(Problem to solve)
An exact copy of every record is needed.

(Record list)
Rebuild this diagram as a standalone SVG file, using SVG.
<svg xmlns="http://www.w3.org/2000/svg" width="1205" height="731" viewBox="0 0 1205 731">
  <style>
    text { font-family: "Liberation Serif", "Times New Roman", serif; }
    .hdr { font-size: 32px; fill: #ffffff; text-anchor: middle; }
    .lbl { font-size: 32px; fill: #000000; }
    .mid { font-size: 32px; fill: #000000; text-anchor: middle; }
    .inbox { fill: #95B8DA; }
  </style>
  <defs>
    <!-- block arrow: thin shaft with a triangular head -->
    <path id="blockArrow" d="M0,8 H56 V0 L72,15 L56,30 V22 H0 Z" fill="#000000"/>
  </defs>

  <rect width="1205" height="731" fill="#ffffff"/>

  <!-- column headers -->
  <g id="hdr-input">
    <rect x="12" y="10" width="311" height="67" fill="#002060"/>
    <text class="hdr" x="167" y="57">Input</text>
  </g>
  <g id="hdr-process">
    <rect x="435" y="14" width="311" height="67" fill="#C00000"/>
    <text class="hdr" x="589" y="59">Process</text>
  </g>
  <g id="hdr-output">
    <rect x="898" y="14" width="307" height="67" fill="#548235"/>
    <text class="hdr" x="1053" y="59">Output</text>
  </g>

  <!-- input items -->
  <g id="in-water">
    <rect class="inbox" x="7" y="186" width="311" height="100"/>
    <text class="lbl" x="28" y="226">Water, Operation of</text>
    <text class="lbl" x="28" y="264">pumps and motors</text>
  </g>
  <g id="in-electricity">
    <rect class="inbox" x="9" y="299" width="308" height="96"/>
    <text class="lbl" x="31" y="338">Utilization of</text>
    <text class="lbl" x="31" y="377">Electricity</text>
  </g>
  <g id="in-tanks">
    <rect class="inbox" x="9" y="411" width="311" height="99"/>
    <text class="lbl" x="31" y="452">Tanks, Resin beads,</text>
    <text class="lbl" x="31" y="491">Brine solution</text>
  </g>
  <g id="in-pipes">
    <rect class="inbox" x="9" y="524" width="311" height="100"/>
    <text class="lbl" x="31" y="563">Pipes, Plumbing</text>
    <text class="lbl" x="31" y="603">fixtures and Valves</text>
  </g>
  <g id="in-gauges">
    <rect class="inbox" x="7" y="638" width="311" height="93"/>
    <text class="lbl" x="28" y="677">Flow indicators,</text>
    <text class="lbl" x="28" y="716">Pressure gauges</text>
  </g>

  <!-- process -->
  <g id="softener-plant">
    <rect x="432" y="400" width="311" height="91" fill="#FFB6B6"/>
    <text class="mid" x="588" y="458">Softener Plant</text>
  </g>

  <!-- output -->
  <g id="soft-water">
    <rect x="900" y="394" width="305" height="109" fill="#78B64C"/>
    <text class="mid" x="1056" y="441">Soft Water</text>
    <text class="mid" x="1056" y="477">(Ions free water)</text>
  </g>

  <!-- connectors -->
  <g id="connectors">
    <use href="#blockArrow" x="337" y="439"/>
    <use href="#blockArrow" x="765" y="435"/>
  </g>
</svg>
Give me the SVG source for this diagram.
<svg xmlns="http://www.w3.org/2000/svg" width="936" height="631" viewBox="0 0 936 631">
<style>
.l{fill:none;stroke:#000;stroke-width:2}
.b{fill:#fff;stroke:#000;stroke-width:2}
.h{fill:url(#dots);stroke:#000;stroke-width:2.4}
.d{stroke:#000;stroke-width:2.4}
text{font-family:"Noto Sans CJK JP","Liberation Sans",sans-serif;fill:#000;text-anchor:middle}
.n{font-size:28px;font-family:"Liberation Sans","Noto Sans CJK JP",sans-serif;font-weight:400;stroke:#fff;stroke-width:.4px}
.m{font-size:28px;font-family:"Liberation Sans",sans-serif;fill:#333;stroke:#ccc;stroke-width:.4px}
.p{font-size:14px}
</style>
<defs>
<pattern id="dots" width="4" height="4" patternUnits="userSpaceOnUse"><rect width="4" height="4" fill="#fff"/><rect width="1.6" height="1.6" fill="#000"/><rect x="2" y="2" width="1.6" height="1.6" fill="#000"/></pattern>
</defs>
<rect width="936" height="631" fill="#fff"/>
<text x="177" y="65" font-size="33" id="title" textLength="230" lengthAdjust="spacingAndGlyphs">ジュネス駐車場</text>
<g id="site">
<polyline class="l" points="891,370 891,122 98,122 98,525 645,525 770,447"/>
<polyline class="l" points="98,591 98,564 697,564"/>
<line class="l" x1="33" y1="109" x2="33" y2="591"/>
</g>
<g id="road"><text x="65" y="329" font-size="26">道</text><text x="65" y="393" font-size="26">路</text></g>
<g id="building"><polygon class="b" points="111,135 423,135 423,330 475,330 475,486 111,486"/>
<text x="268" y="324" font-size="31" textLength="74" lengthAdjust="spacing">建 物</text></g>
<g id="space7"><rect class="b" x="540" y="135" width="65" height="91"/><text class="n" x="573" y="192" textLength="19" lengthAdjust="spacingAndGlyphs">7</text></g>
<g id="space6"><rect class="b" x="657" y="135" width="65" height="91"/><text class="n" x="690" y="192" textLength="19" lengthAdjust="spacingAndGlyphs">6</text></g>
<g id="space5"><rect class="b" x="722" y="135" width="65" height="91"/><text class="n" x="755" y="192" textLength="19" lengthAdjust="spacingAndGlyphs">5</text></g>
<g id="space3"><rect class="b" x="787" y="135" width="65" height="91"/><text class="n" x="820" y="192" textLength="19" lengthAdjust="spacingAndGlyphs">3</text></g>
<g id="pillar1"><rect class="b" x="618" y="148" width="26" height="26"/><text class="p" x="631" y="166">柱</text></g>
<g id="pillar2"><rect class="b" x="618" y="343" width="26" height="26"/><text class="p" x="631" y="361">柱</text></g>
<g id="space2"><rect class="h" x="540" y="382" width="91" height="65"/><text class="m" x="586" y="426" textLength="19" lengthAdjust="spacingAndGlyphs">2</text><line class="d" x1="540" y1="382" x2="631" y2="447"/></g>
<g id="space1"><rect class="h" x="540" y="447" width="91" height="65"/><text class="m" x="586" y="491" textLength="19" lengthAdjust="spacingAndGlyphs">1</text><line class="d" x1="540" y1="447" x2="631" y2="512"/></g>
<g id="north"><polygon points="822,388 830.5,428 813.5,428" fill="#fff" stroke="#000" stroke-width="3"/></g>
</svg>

(Exercise response)
Rebuild this diagram as a standalone SVG file, using SVG.
<svg xmlns="http://www.w3.org/2000/svg" width="1205" height="731" viewBox="0 0 1205 731">
  <style>
    text { font-family: "Liberation Serif", "Times New Roman", serif; }
    .hdr { font-size: 32px; fill: #ffffff; text-anchor: middle; }
    .lbl { font-size: 32px; fill: #000000; }
    .mid { font-size: 32px; fill: #000000; text-anchor: middle; }
    .inbox { fill: #95B8DA; }
  </style>
  <defs>
    <!-- block arrow: thin shaft with a triangular head -->
    <path id="blockArrow" d="M0,8 H56 V0 L72,15 L56,30 V22 H0 Z" fill="#000000"/>
  </defs>

  <rect width="1205" height="731" fill="#ffffff"/>

  <!-- column headers -->
  <g id="hdr-input">
    <rect x="12" y="10" width="311" height="67" fill="#002060"/>
    <text class="hdr" x="167" y="57">Input</text>
  </g>
  <g id="hdr-process">
    <rect x="435" y="14" width="311" height="67" fill="#C00000"/>
    <text class="hdr" x="589" y="59">Process</text>
  </g>
  <g id="hdr-output">
    <rect x="898" y="14" width="307" height="67" fill="#548235"/>
    <text class="hdr" x="1053" y="59">Output</text>
  </g>

  <!-- input items -->
  <g id="in-water">
    <rect class="inbox" x="7" y="186" width="311" height="100"/>
    <text class="lbl" x="28" y="226">Water, Operation of</text>
    <text class="lbl" x="28" y="264">pumps and motors</text>
  </g>
  <g id="in-electricity">
    <rect class="inbox" x="9" y="299" width="308" height="96"/>
    <text class="lbl" x="31" y="338">Utilization of</text>
    <text class="lbl" x="31" y="377">Electricity</text>
  </g>
  <g id="in-tanks">
    <rect class="inbox" x="9" y="411" width="311" height="99"/>
    <text class="lbl" x="31" y="452">Tanks, Resin beads,</text>
    <text class="lbl" x="31" y="491">Brine solution</text>
  </g>
  <g id="in-pipes">
    <rect class="inbox" x="9" y="524" width="311" height="100"/>
    <text class="lbl" x="31" y="563">Pipes, Plumbing</text>
    <text class="lbl" x="31" y="603">fixtures and Valves</text>
  </g>
  <g id="in-gauges">
    <rect class="inbox" x="7" y="638" width="311" height="93"/>
    <text class="lbl" x="28" y="677">Flow indicators,</text>
    <text class="lbl" x="28" y="716">Pressure gauges</text>
  </g>

  <!-- process -->
  <g id="softener-plant">
    <rect x="432" y="400" width="311" height="91" fill="#FFB6B6"/>
    <text class="mid" x="588" y="458">Softener Plant</text>
  </g>

  <!-- output -->
  <g id="soft-water">
    <rect x="900" y="394" width="305" height="109" fill="#78B64C"/>
    <text class="mid" x="1056" y="441">Soft Water</text>
    <text class="mid" x="1056" y="477">(Ions free water)</text>
  </g>

  <!-- connectors -->
  <g id="connectors">
    <use href="#blockArrow" x="337" y="439"/>
    <use href="#blockArrow" x="765" y="435"/>
  </g>
</svg>
Give me the SVG source for this diagram.
<svg xmlns="http://www.w3.org/2000/svg" width="936" height="631" viewBox="0 0 936 631">
<style>
.l{fill:none;stroke:#000;stroke-width:2}
.b{fill:#fff;stroke:#000;stroke-width:2}
.h{fill:url(#dots);stroke:#000;stroke-width:2.4}
.d{stroke:#000;stroke-width:2.4}
text{font-family:"Noto Sans CJK JP","Liberation Sans",sans-serif;fill:#000;text-anchor:middle}
.n{font-size:28px;font-family:"Liberation Sans","Noto Sans CJK JP",sans-serif;font-weight:400;stroke:#fff;stroke-width:.4px}
.m{font-size:28px;font-family:"Liberation Sans",sans-serif;fill:#333;stroke:#ccc;stroke-width:.4px}
.p{font-size:14px}
</style>
<defs>
<pattern id="dots" width="4" height="4" patternUnits="userSpaceOnUse"><rect width="4" height="4" fill="#fff"/><rect width="1.6" height="1.6" fill="#000"/><rect x="2" y="2" width="1.6" height="1.6" fill="#000"/></pattern>
</defs>
<rect width="936" height="631" fill="#fff"/>
<text x="177" y="65" font-size="33" id="title" textLength="230" lengthAdjust="spacingAndGlyphs">ジュネス駐車場</text>
<g id="site">
<polyline class="l" points="891,370 891,122 98,122 98,525 645,525 770,447"/>
<polyline class="l" points="98,591 98,564 697,564"/>
<line class="l" x1="33" y1="109" x2="33" y2="591"/>
</g>
<g id="road"><text x="65" y="329" font-size="26">道</text><text x="65" y="393" font-size="26">路</text></g>
<g id="building"><polygon class="b" points="111,135 423,135 423,330 475,330 475,486 111,486"/>
<text x="268" y="324" font-size="31" textLength="74" lengthAdjust="spacing">建 物</text></g>
<g id="space7"><rect class="b" x="540" y="135" width="65" height="91"/><text class="n" x="573" y="192" textLength="19" lengthAdjust="spacingAndGlyphs">7</text></g>
<g id="space6"><rect class="b" x="657" y="135" width="65" height="91"/><text class="n" x="690" y="192" textLength="19" lengthAdjust="spacingAndGlyphs">6</text></g>
<g id="space5"><rect class="b" x="722" y="135" width="65" height="91"/><text class="n" x="755" y="192" textLength="19" lengthAdjust="spacingAndGlyphs">5</text></g>
<g id="space3"><rect class="b" x="787" y="135" width="65" height="91"/><text class="n" x="820" y="192" textLength="19" lengthAdjust="spacingAndGlyphs">3</text></g>
<g id="pillar1"><rect class="b" x="618" y="148" width="26" height="26"/><text class="p" x="631" y="166">柱</text></g>
<g id="pillar2"><rect class="b" x="618" y="343" width="26" height="26"/><text class="p" x="631" y="361">柱</text></g>
<g id="space2"><rect class="h" x="540" y="382" width="91" height="65"/><text class="m" x="586" y="426" textLength="19" lengthAdjust="spacingAndGlyphs">2</text><line class="d" x1="540" y1="382" x2="631" y2="447"/></g>
<g id="space1"><rect class="h" x="540" y="447" width="91" height="65"/><text class="m" x="586" y="491" textLength="19" lengthAdjust="spacingAndGlyphs">1</text><line class="d" x1="540" y1="447" x2="631" y2="512"/></g>
<g id="north"><polygon points="822,388 830.5,428 813.5,428" fill="#fff" stroke="#000" stroke-width="3"/></g>
</svg>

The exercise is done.